■ WHAT YOU HAVE TO DO: Set each record down exactly, excluding all images.
****************
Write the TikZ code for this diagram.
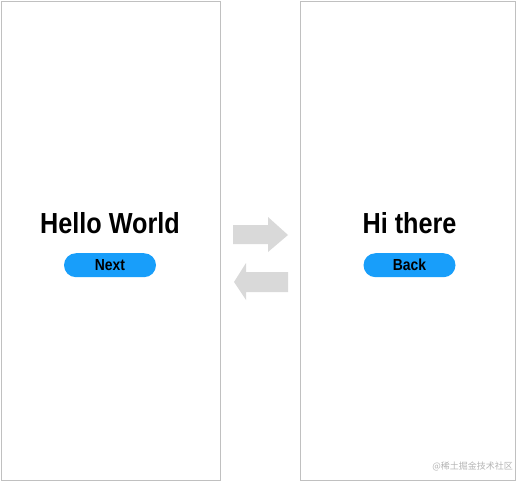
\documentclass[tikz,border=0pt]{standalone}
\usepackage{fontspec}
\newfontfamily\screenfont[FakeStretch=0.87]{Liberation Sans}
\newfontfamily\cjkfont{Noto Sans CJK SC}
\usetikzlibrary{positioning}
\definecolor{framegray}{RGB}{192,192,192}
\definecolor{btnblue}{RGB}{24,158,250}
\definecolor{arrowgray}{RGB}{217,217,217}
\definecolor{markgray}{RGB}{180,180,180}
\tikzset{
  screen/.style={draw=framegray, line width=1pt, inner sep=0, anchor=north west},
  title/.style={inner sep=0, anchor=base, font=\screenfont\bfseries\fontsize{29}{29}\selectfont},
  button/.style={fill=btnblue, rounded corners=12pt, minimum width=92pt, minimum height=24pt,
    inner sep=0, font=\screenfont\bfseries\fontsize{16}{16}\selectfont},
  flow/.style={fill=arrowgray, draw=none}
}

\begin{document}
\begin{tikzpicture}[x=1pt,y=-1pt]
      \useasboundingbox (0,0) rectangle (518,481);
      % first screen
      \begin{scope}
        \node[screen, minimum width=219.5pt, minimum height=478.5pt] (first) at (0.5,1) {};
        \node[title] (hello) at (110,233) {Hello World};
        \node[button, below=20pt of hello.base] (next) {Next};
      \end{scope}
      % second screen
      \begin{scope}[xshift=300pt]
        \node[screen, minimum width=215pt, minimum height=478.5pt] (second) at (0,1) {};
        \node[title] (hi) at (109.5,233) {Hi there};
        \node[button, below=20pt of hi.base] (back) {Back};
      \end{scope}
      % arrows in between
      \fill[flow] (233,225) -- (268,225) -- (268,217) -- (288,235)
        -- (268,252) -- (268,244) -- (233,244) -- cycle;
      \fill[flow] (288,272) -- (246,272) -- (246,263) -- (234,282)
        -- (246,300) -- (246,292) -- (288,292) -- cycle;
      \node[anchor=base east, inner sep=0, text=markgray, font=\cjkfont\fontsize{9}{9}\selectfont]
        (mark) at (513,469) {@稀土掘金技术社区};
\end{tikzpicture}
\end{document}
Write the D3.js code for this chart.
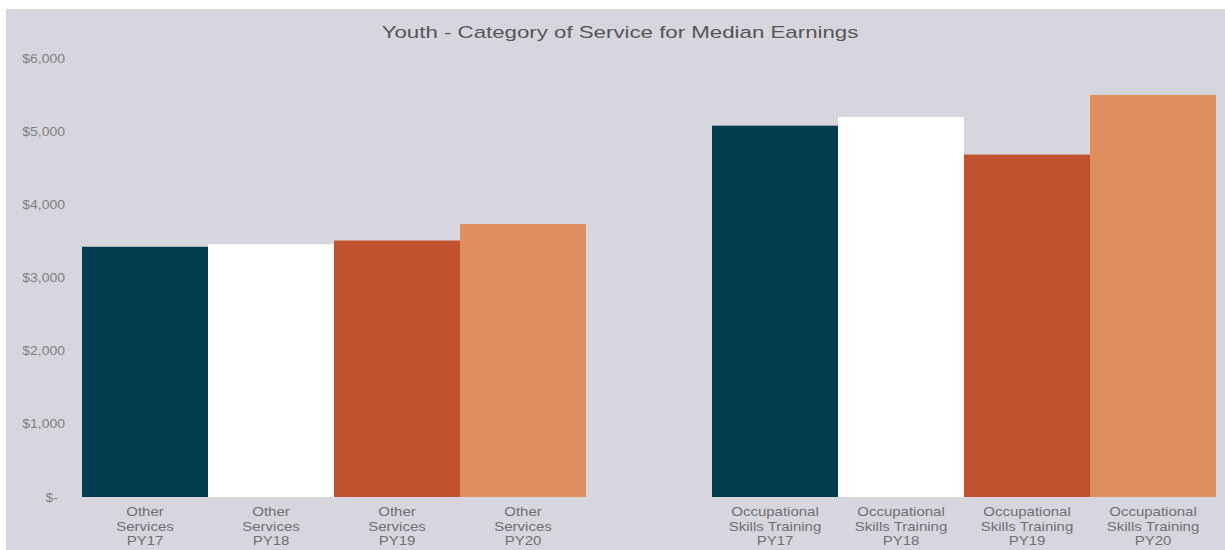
****************
■ EXPECTED OUTPUT:
Write the TikZ code for this diagram.
\documentclass[tikz,border=0pt]{standalone}
\usepackage{fontspec}
\newfontfamily\screenfont[FakeStretch=0.87]{Liberation Sans}
\newfontfamily\cjkfont{Noto Sans CJK SC}
\usetikzlibrary{positioning}
\definecolor{framegray}{RGB}{192,192,192}
\definecolor{btnblue}{RGB}{24,158,250}
\definecolor{arrowgray}{RGB}{217,217,217}
\definecolor{markgray}{RGB}{180,180,180}
\tikzset{
  screen/.style={draw=framegray, line width=1pt, inner sep=0, anchor=north west},
  title/.style={inner sep=0, anchor=base, font=\screenfont\bfseries\fontsize{29}{29}\selectfont},
  button/.style={fill=btnblue, rounded corners=12pt, minimum width=92pt, minimum height=24pt,
    inner sep=0, font=\screenfont\bfseries\fontsize{16}{16}\selectfont},
  flow/.style={fill=arrowgray, draw=none}
}

\begin{document}
\begin{tikzpicture}[x=1pt,y=-1pt]
      \useasboundingbox (0,0) rectangle (518,481);
      % first screen
      \begin{scope}
        \node[screen, minimum width=219.5pt, minimum height=478.5pt] (first) at (0.5,1) {};
        \node[title] (hello) at (110,233) {Hello World};
        \node[button, below=20pt of hello.base] (next) {Next};
      \end{scope}
      % second screen
      \begin{scope}[xshift=300pt]
        \node[screen, minimum width=215pt, minimum height=478.5pt] (second) at (0,1) {};
        \node[title] (hi) at (109.5,233) {Hi there};
        \node[button, below=20pt of hi.base] (back) {Back};
      \end{scope}
      % arrows in between
      \fill[flow] (233,225) -- (268,225) -- (268,217) -- (288,235)
        -- (268,252) -- (268,244) -- (233,244) -- cycle;
      \fill[flow] (288,272) -- (246,272) -- (246,263) -- (234,282)
        -- (246,300) -- (246,292) -- (288,292) -- cycle;
      \node[anchor=base east, inner sep=0, text=markgray, font=\cjkfont\fontsize{9}{9}\selectfont]
        (mark) at (513,469) {@稀土掘金技术社区};
\end{tikzpicture}
\end{document}
Write the D3.js code for this chart.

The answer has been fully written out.